We know that wealth can make you selfish, but does it make you an addict?
This weekend in the New York Times, a former hedge fund trader named Sam Polk argued that earning multimillion-dollar bonuses causes something akin to an alcohol or drug addiction—prompting rage and an uncontrollable desire for more. It’s an intriguing theory and one that would explain the sometimes inexplicable behavior of certain folks on Wall Street who seem willing to destroy themselves and their companies rather than be satisfied with the millions or billions they already have. Polk provides a fascinating glimpse into the mindset of a trader in the throes of money-lust, but there’s little scientific evidence to back up the addiction theory.

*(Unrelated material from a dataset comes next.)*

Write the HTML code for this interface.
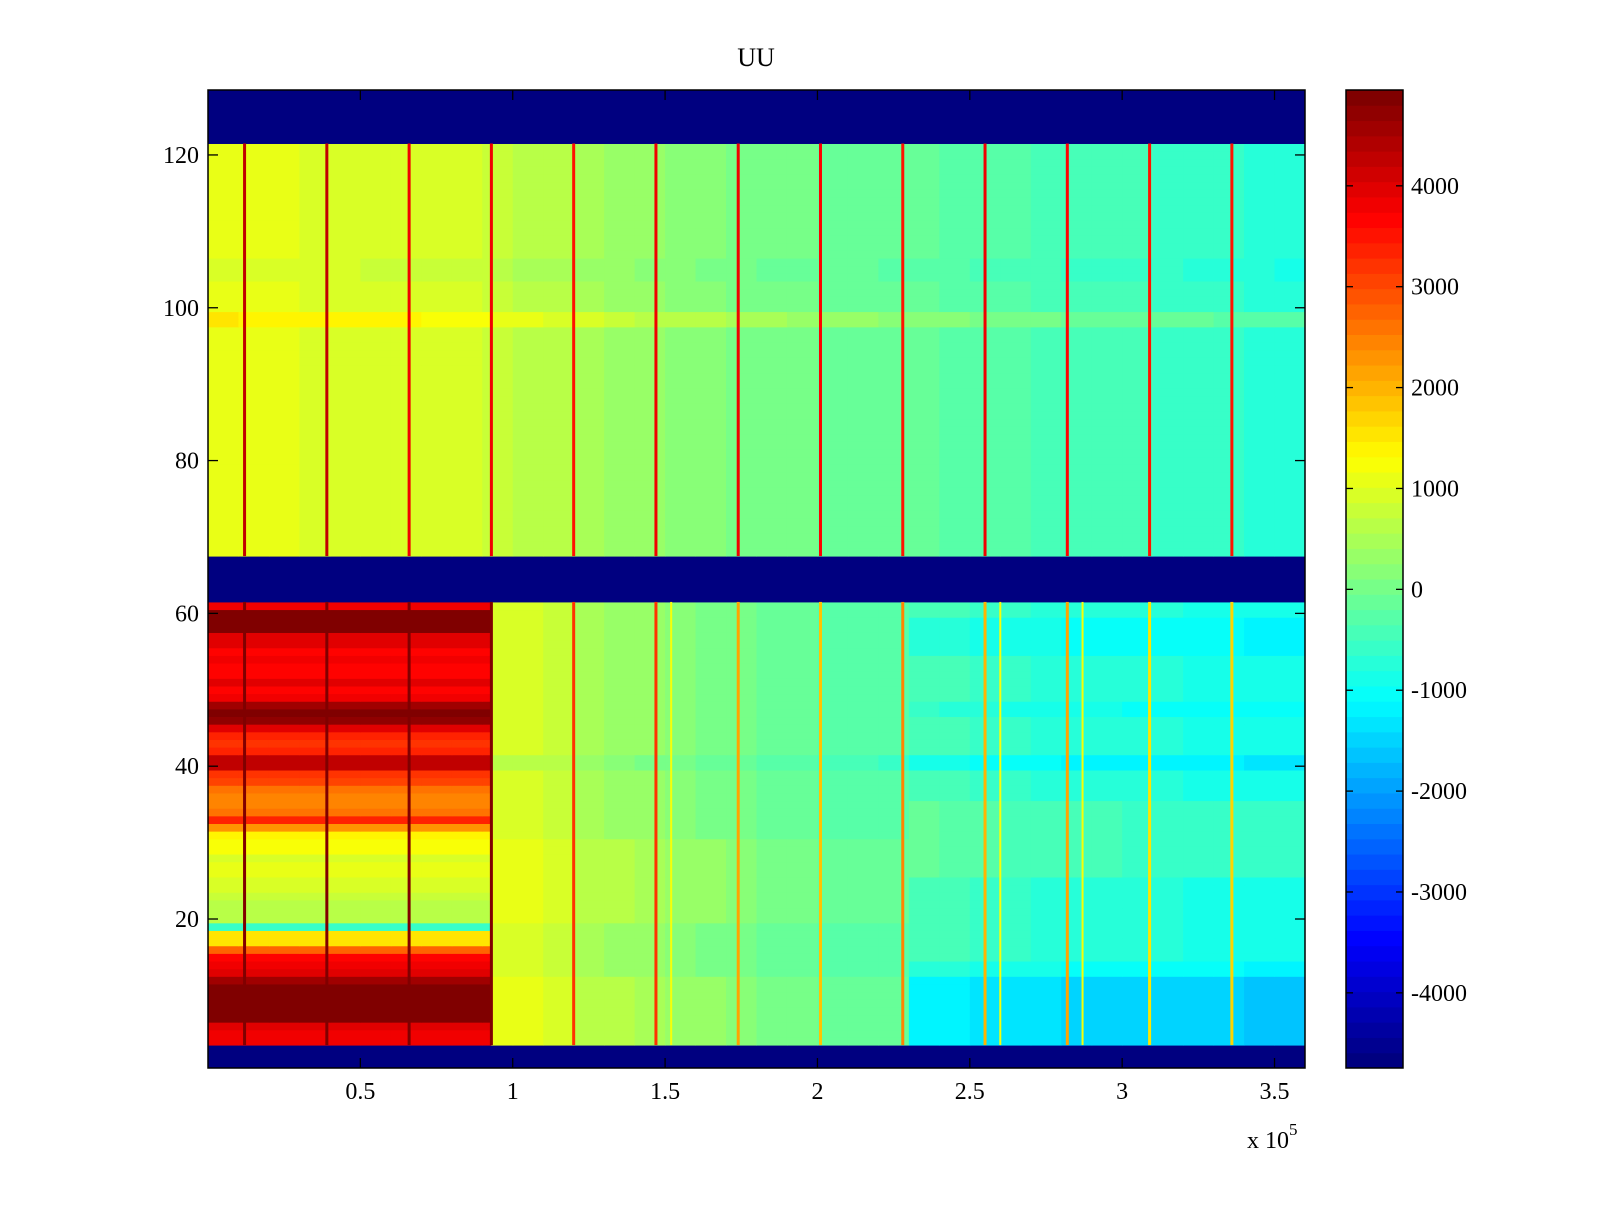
<!DOCTYPE html>
<html><head><meta charset="utf-8"><style>
html,body{margin:0;padding:0;background:#fff;}
svg text{font-family:"Liberation Serif",serif;fill:#000;}
</style></head><body>
<svg id="chart" width="1600" height="1200" viewBox="0 0 1600 1200" xmlns="http://www.w3.org/2000/svg">
<rect width="1600" height="1200" fill="#fff"/>
<text x="756" y="66" font-size="26" text-anchor="middle">UU</text>
<g id="cells"></g>
<g id="spikes"></g>
<g id="axes"></g>
<g id="cbar"></g>
</svg>
<script>
// ---- data ----
const colEdges = [0,0.1,0.2,0.3,0.4,0.5,0.6,0.7,0.8,0.9,0.93,1.0,1.1,1.2,1.3,1.4,1.5,1.6,1.7,1.8,1.9,2.0,2.1,2.2,2.3,2.4,2.5,2.6,2.7,2.8,2.9,3.0,3.1,3.2,3.3,3.4,3.5,3.6];
const upperColVals = [1100,1050,1050,1000,1000,950,950,900,900,850,750,650,600,500,400,300,250,200,100,50,0,-50,-100,-150,-200,-250,-300,-350,-400,-450,-500,-500,-550,-600,-650,-700,-750];
const lowerColVals = [null,null,null,null,null,null,null,null,null,null,900,900,800,500,400,300,200,100,0,-100,-150,-250,-300,-350,-450,-500,-600,-650,-700,-750,-750,-800,-800,-850,-850,-900,-900];
// rows 4..61, left section (x < 0.93e5)
const lowerLeftRowVals = [3800,3800,3900,4950,4950,4950,4950,4950,4500,3900,3800,3700,2800,1500,1500,-600,700,600,700,800,900,1000,1100,1100,1000,1200,1300,1400,2300,3300,2600,2500,2400,2600,3000,3200,4200,4300,3300,3200,3400,4000,4700,4800,4600,3800,3600,3900,3700,3600,3800,3700,3900,4000,4950,4950,4950,3800];
// row bands [fromRow, toRow, offset]
const upperBands = [[98,99,400],[104,106,-100]];
const lowerBandsMid = [[4,12,200],[20,30,200],[40,41,-200]];
const lowerBandsRight = [[4,12,-700],[13,14,-250],[26,35,250],[40,41,-400],[47,48,-200],[55,59,-250]];
const bandSplitX = 2.3;
const blankRows = [[1,3],[62,67],[122,128]];
const spikeX = [0.12,0.39,0.66,0.93,1.20,1.47,1.74,2.01,2.28,2.55,2.82,3.09,3.36];
const spikeUpperVals = [4200,4300,3800,3800,3500,3800,3800,3600,3500,3800,3600,3500,3500];
const spikeLowerVals = [4950,4950,4950,4950,3200,3200,2200,1800,2500,2000,2200,1600,1700];
const minorSpikeX = [1.52,2.60,2.87];
const minorSpikeVals = [1300,1300,1200];
const yTicks = [20,40,60,80,100,120];
const xTicks = [0.5,1,1.5,2,2.5,3,3.5];
const xTickLabels = ["0.5","1","1.5","2","2.5","3","3.5"];
const cTicks = [4000,3000,2000,1000,0,-1000,-2000,-3000,-4000];
// ---- scales ----
const L=208,R=1305,T=90,B=1068;
const xMin=0,xMax=3.6,yMin=0.5,yMax=128.5,cMin=-4745,cMax=4950;
const sx=v=>L+(v-xMin)/(xMax-xMin)*(R-L);
const sy=v=>B-(v-yMin)/(yMax-yMin)*(B-T);
function jet(v){
  let t=(v-cMin)/(cMax-cMin); t=Math.max(0,Math.min(1,t));
  let i=Math.min(63,Math.floor(t*64)); t=i/63;
  const c=x=>Math.round(255*Math.max(0,Math.min(1,1.5-Math.abs(x))));
  return `rgb(${c(4*t-3)},${c(4*t-2)},${c(4*t-1)})`;
}
const NS="http://www.w3.org/2000/svg";
function mk(tag,attrs,parent){const e=document.createElementNS(NS,tag);for(const k in attrs)e.setAttribute(k,attrs[k]);parent.appendChild(e);return e;}
function bandOff(bands,r){let o=0;for(const b of bands)if(r>=b[0]&&r<=b[1])o+=b[2];return o;}
function isBlank(r){return blankRows.some(b=>r>=b[0]&&r<=b[1]);}
const cells=document.getElementById('cells');
for(let r=1;r<=128;r++){
  const y0=sy(r+0.5),y1=sy(r-0.5);
  if(isBlank(r)){
    const e=mk('rect',{x:L,y:y0,width:R-L,height:y1-y0+0.5,fill:jet(cMin)},cells);
    
    
    continue;
  }
  for(let c=0;c<colEdges.length-1;c++){
    let v;
    const xm=(colEdges[c]+colEdges[c+1])/2;
    if(r>=68){v=upperColVals[c]+bandOff(upperBands,r);}
    else if(lowerColVals[c]===null){v=lowerLeftRowVals[r-4];}
    else{v=lowerColVals[c]+bandOff(xm<bandSplitX?lowerBandsMid:lowerBandsRight,r);}
    const x0=sx(colEdges[c]),x1=sx(colEdges[c+1]);
    const e=mk('rect',{x:x0,y:y0,width:x1-x0+0.5,height:y1-y0+0.5,fill:jet(v)},cells);
    
    
  }
}
const sp=document.getElementById('spikes');
spikeX.forEach((x,i)=>{
  const a=mk('rect',{x:sx(x)-1.5,y:sy(121.5),width:3,height:sy(67.5)-sy(121.5),fill:jet(spikeUpperVals[i])},sp);
  
  
  const b=mk('rect',{x:sx(x)-1.5,y:sy(61.5),width:3,height:sy(3.5)-sy(61.5),fill:jet(spikeLowerVals[i])},sp);
  
  
});
minorSpikeX.forEach((x,i)=>{
  const b=mk('rect',{x:sx(x)-1,y:sy(61.5),width:2,height:sy(3.5)-sy(61.5),fill:jet(minorSpikeVals[i])},sp);
  
  
});
// axes
const ax=document.getElementById('axes');
const fr=mk('rect',{x:L,y:T,width:R-L,height:B-T,fill:'none',stroke:'#000','stroke-width':1.5},ax);


yTicks.forEach(v=>{
  const y=sy(v);
  mk('line',{x1:L,x2:L+10,y1:y,y2:y,stroke:'#000','stroke-width':1.3},ax);
  mk('line',{x1:R-10,x2:R,y1:y,y2:y,stroke:'#000','stroke-width':1.3},ax);
  const t=mk('text',{x:L-9,y:y+8,'font-size':24,'text-anchor':'end'},ax);
  t.textContent=v;
  
  
});
xTicks.forEach((v,i)=>{
  const x=sx(v);
  mk('line',{x1:x,x2:x,y1:B,y2:B-10,stroke:'#000','stroke-width':1.3},ax);
  mk('line',{x1:x,x2:x,y1:T,y2:T+10,stroke:'#000','stroke-width':1.3},ax);
  const t=mk('text',{x:x,y:B+31,'font-size':24,'text-anchor':'middle'},ax);
  t.textContent=xTickLabels[i];
  
  
});
const ex=mk('text',{x:1247,y:1148,'font-size':24},ax);
ex.innerHTML='x 10<tspan dy="-13" font-size="17">5</tspan>';


// colorbar
const cb=document.getElementById('cbar');
const CL=1346,CR=1403;
const cy=v=>B-(v-cMin)/(cMax-cMin)*(B-T);
for(let i=0;i<64;i++){
  const v0=cMin+i*(cMax-cMin)/64,v1=cMin+(i+1)*(cMax-cMin)/64;
  const e=mk('rect',{x:CL,y:cy(v1),width:CR-CL,height:cy(v0)-cy(v1)+0.5,fill:jet((v0+v1)/2)},cb);
  
  
}
mk('rect',{x:CL,y:T,width:CR-CL,height:B-T,fill:'none',stroke:'#000','stroke-width':1.5},cb);
cTicks.forEach(v=>{
  const y=cy(v);
  mk('line',{x1:CL,x2:CL+7,y1:y,y2:y,stroke:'#000','stroke-width':1.3},cb);
  mk('line',{x1:CR-7,x2:CR,y1:y,y2:y,stroke:'#000','stroke-width':1.3},cb);
  const t=mk('text',{x:CR+8,y:y+8,'font-size':24},cb);
  t.textContent=v;
  
  
});
</script>
</body></html>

Polk was one of many young men who read Michael Lewis’s book Liar’s Poker about his time as a bond salesman at Salomon Brothers in the 1980s and was inspired (to Lewis’s horror) to head to Wall Street to seek his fortune. “When I walked onto that trading floor for the first time and saw the glowing flat-screen TVs, high-tech computer monitors, and phone turrets with enough dials, knobs, and buttons to make it seem like the cockpit of a fighter plane, I knew exactly what I wanted to do with the rest of my life,” Polk writes. He wanted to be rich.
He spent several years lurching toward that goal, eventually becoming a bond and credit-default-swap trader who made a fortune when the economy crashed, earning a $3.6 million bonus in 2010. Still, it wasn’t enough, and the fact that guys sitting next to him had made more drove him crazy. “Ever see what a drug addict is like when he’s used up his junk? He’ll do anything—walk 20 miles in the snow, rob a grandma—to get a fix,” Polk writes. “Wall Street was like that. In the months before bonuses were handed out, the trading floor started to feel like a neighborhood in The Wire when the heroin runs out.”
While there may be similarities between the behavior of a junkie and certain hungry young men on Wall Street, chemical addiction has both physiological and genetic roots, while the uncontrollable desire for money that Polk describes is more environmental. It’s called greed.